Власть не могла не замечать новых веяний, которые коснулись и «твердого поборника самодержавных начал», осознавшего лично или по подсказке более опытных советников, еще помнивших «парламентские томления» на рубеже 70–80-х годов, что игнорировать «бессмысленные мечтания» не удастся, и потому летом 1898 года в беседе с московским губернским предводителем дворянства П. Н. Трубецким Николай II высказывает осторожную мысль о готовности поделиться властью с народом, но это было бы истолковано народом как насилие – интеллигенции над царем (Ольденбург… Т. 1. С. 137). И напрасно он эту мысль не претворил в жизнь! Введение представительного начала только усилило бы авторитет царской власти и вдохнуло бы свежую струю в общество, оживило бы общественную жизнь, привлекло к активной общественной деятельности наиболее творческий элемент из всех слоев населения. Но вместо определенной демократизации общественной жизни в 1899 году Николай II отказывается от расширения местного самоуправления (Ольденбург… Т. 1. С. 193). Черниговское губернское земское собрание 6 декабря 1904 года телеграфирует Николаю II о незамедлительном созыве представителей земств, кризисе в обществе и т. п. Ответ царя: «Не дело земских собраний заниматься вопросами государственного управления» (Богданович… С. 320). И в декабре 1904 года, когда общество буквально бурлило, Николай II продолжает цедить затертую песню: «Да, я никогда, ни в каком случае не соглашусь на представительный образ правления, ибо я считаю его вредным для вверенного мне Богом народа» (Гурко… С. 731). Вот умственные способности вершителя судеб России: «Никогда… ни в каком случае!..» – и через десять месяцев подписал манифест, вводящий конституционную форму правления. Привлечения выборного элемента к государственному строительству требовали и либеральные дворянские круги, о чем свидетельствовала записка МВД в конце ноября 1904 года 23 губернских предводителей дворянства, в их числе московского и петербургского предводителей (Гурко… С. 373).

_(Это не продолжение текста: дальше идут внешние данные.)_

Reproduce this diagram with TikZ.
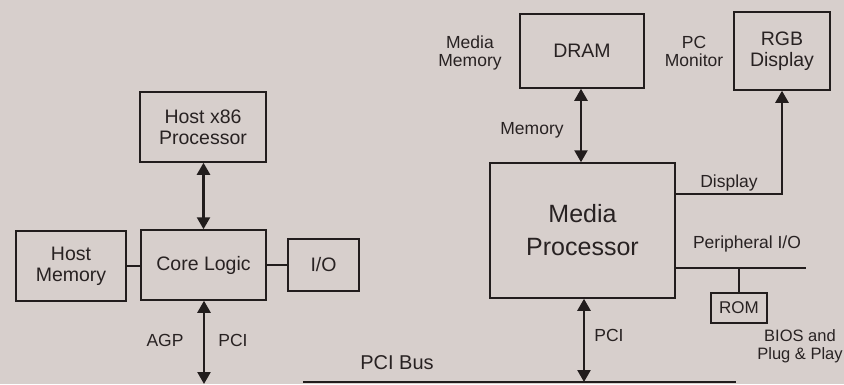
\documentclass[tikz,border=0pt]{standalone}
\usepackage{fontspec}
\setmainfont{Liberation Sans}
\usetikzlibrary{arrows.meta}
\definecolor{paper}{RGB}{215,207,204}
\definecolor{ink}{RGB}{34,29,29}
\definecolor{txt}{RGB}{40,34,34}
\tikzset{
  blk/.style={draw=ink, line width=1.5pt, rectangle, inner sep=0pt, align=center,
              text=txt, font=\fontsize{19.5}{21}\selectfont},
  lbl/.style={text=txt, align=center, inner sep=0pt, font=\fontsize{17.5}{18}\selectfont},
  wire/.style={draw=ink, line width=1.5pt},
  bus/.style={draw=ink, line width=2pt},
  tip/.style={Triangle[length=12pt,width=13pt]},
  dual/.style={draw=ink, line width=2.4pt, {Triangle[length=12pt,width=13pt]}-{Triangle[length=12pt,width=13pt]}},
  single/.style={draw=ink, line width=2.4pt, -{Triangle[length=12pt,width=13pt]}},
}
\begin{document}
\begin{tikzpicture}[x=1pt,y=-1pt]
  \fill[paper] (0,0) rectangle (844,384);
  \useasboundingbox (0,0) rectangle (844,384);

  % host side
  \node[blk, minimum width=126pt, minimum height=70pt] (cpu) at (203,127) {Host x86\\Processor};
  \node[blk, minimum width=125pt, minimum height=70pt] (core) at (203.5,265) {Core Logic};
  \node[blk, minimum width=110pt, minimum height=70pt] (hmem) at (71,266) {Host\\Memory};
  \node[blk, minimum width=71pt, minimum height=52pt] (io) at (323.5,265) {I/O};

  \draw[dual] (cpu.south -| core.north) -- (core.north);
  \draw[wire] (hmem.east) -- (hmem.east -| core.west);
  \draw[wire] (core.east) -- (core.east -| io.west);

  \coordinate (agpend) at (204,384);
  \draw[dual] (core.south -| agpend) -- (agpend);
  \node[lbl] (agp) at (165,340) {AGP};
  \node[lbl] (pcil) at (233,340) {PCI};

  % PCI bus
  \coordinate (busl) at (303,382);
  \coordinate (busr) at (736,382);
  \draw[bus] (busl) -- (busr);
  \node[lbl, font=\fontsize{20}{22}\selectfont] (busname) at (397,363) {PCI Bus};

  % media processor side
  \node[blk, minimum width=124pt, minimum height=74pt] (dram) at (582,51) {DRAM};
  \node[blk, minimum width=96pt, minimum height=78pt] (rgb) at (782,51) {RGB\\Display};
  \node[blk, minimum width=185pt, minimum height=135pt,
        font=\fontsize{25}{33}\selectfont] (mp) at (582.5,230.5) {Media\\Processor};
  \node[blk, minimum width=56pt, minimum height=30pt,
        font=\fontsize{17}{18}\selectfont] (rom) at (739,308) {ROM};

  \node[lbl] (mmem) at (470,53) {Media\\Memory};
  \node[lbl] (pcmon) at (694,51) {PC\\Monitor};

  \draw[dual] (dram.south -| 581,0) -- (mp.north -| 581,0);
  \node[lbl] (memlbl) at (532,130) {Memory};

  \coordinate (dispy) at (0,194);
  \draw[single] (mp.east |- dispy) -| (rgb.south);
  \node[lbl] (displbl) at (729,183) {Display};

  \coordinate (perend) at (806,268);
  \draw[wire] (mp.east |- perend) -- (perend);
  \node[lbl] (perlbl) at (747,244) {Peripheral I/O};
  \draw[wire] (rom.north) -- (rom.north |- perend);
  \node[lbl, font=\fontsize{16.5}{18}\selectfont] (bios) at (800,346) {BIOS and\\Plug \& Play};

  \draw[dual] (mp.south -| 584,0) -- (busl -| 584,0);
  \node[lbl] (pcir) at (609,335) {PCI};
\end{tikzpicture}
\end{document}
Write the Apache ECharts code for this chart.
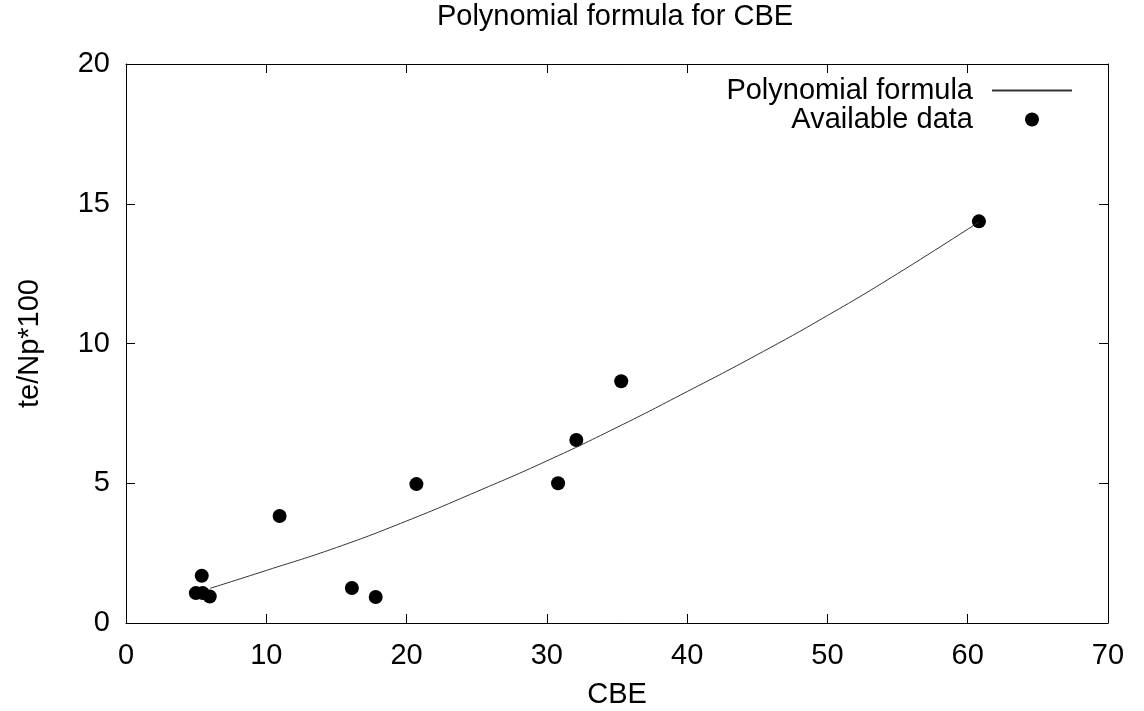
<!DOCTYPE html>
<html>
<head>
<meta charset="utf-8">
<title>Polynomial formula for CBE</title>
<script src="https://cdn.jsdelivr.net/npm/echarts@6/dist/echarts.min.js"></script>
<style>
  html, body { margin: 0; padding: 0; background: #fff; }
  #chart { width: 1144px; height: 711px; }
</style>
</head>
<body>
<div id="chart"></div>
<script>
// Fitted curve
var curveX = [6.0, 10, 15, 20, 25, 30, 35, 40, 45, 50, 55, 60.8];
var curveY = [1.24, 1.88, 2.70, 3.65, 4.70, 5.80, 7.00, 8.28, 9.60, 11.00, 12.50, 14.35];

// Measured points
var dataX = [4.98, 5.47, 5.40, 5.97, 10.95, 16.1, 17.8, 20.7, 30.8, 32.1, 35.3, 60.8];
var dataY = [1.07, 1.07, 1.69, 0.95, 3.83, 1.25, 0.93, 4.97, 5.0, 6.55, 8.65, 14.37];

var font = "'Liberation Sans', Arial, sans-serif";
var fs = 29;

function pairs(xs, ys) {
  return xs.map(function (x, i) { return [x, ys[i]]; });
}

var chart = echarts.init(document.getElementById("chart"));

// gnuplot style frame: ticks inside, mirrored on top and right
var tickStyle = { show: true, inside: true, length: 9, lineStyle: { color: "#000", width: 1 } };
var lineStyle = { show: true, onZero: false, lineStyle: { color: "#000", width: 1 } };

var option = {
  animation: false,
  backgroundColor: "#fff",
  title: {
    text: "Polynomial formula for CBE",
    left: 610,
    textAlign: "center",
    top: -3,
    textStyle: { fontFamily: font, fontSize: fs, fontWeight: "normal", color: "#000" }
  },
  legend: {
    orient: "vertical",
    align: "right",
    right: 66,
    top: 71,
    itemWidth: 80,
    itemHeight: 14,
    itemGap: 0,
    formatter: "{t|{name}}",
    textStyle: {
      fontFamily: font, fontSize: fs, color: "#000",
      rich: { t: { fontFamily: font, fontSize: fs, color: "#000", lineHeight: 27, padding: [0, 14, 0, 0] } }
    },
    data: [
      { name: "Polynomial formula", itemStyle: { opacity: 0 } },
      { name: "Available data" }
    ]
  },
  grid: { left: 126, right: 36, top: 64, bottom: 88, outerBoundsMode: "none", containLabel: false },
  xAxis: [
    {
      type: "value",
      min: 0, max: 70, interval: 10,
      name: "CBE",
      nameLocation: "middle",
      nameGap: 57,
      nameTextStyle: { fontFamily: font, fontSize: fs, color: "#000" },
      axisLine: lineStyle,
      axisTick: tickStyle,
      axisLabel: { fontFamily: font, fontSize: fs, color: "#000", margin: 18 },
      splitLine: { show: false }
    },
    {
      type: "value",
      position: "top",
      min: 0, max: 70, interval: 10,
      axisLine: lineStyle,
      axisTick: tickStyle,
      axisLabel: { show: false },
      splitLine: { show: false }
    }
  ],
  yAxis: [
    {
      type: "value",
      min: 0, max: 20, interval: 5,
      name: "te/Np*100",
      nameLocation: "middle",
      nameGap: 82,
      nameTextStyle: { fontFamily: font, fontSize: fs, color: "#000" },
      axisLine: lineStyle,
      axisTick: tickStyle,
      axisLabel: { fontFamily: font, fontSize: fs, color: "#000", margin: 16 },
      splitLine: { show: false }
    },
    {
      type: "value",
      position: "right",
      min: 0, max: 20, interval: 5,
      axisLine: lineStyle,
      axisTick: tickStyle,
      axisLabel: { show: false },
      splitLine: { show: false }
    }
  ],
  series: [
    {
      name: "Polynomial formula",
      type: "line",
      smooth: true,
      showSymbol: false,
      symbol: "none",
      color: "#333",
      lineStyle: { color: "#333", width: 1 },
      data: pairs(curveX, curveY)
    },
    {
      name: "Available data",
      type: "scatter",
      symbol: "circle",
      symbolSize: 14,
      color: "#000",
      itemStyle: { color: "#000", opacity: 1 },
      data: pairs(dataX, dataY)
    }
  ]
};

chart.setOption(option);
</script>
</body>
</html>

Неравнодушный зритель продолжающейся смуты мадам Богданович в первые недели 1906 года ставит вердикт режиму царствующего «идиота»: «…главная беда наша – бесхарактерный, бездарный царь, при нем порядка в России не будет» (Богданович… С. 367, 370). А «идиот» на троне, манифестом 17 октября 1905 года ограничивший свою власть, в феврале 1906 года при встрече с депутатами из Иваново-Вознесенска продолжает как ни в чем не бывало бубнить: «Я, как встарь, буду самодержавный и неограниченный» (Богданович… С. 371). Что понуждает Штюрмера месяц спустя сделать вывод: «…царь не отдает себе отчета в настоящем положении России» (Богданович… С. 371). Ознобишин (саратовский губернский предводитель дворянства) о встрече с царем в марте 1906 года: «Я говорил о тяжелом положении в России, царь слушал равнодушно, мысли его были далеко» (Богданович… С. 378).

Разумеется, социальные реформы необходимо было проводить параллельно с жесткими мерами по обузданию террористической деятельности радикальных элементов эсэровского и большевистского типа. Безжалостное уничтожение их предохранило бы общество от дальнейшего распространения этой заразы, чумы российского общества. И только слабоволие, нерешительность высшей власти, ее политическая близорукость ввергли Россию в омут революционной стихии 1905–1907 годов, а затем и 1917–1922 годов.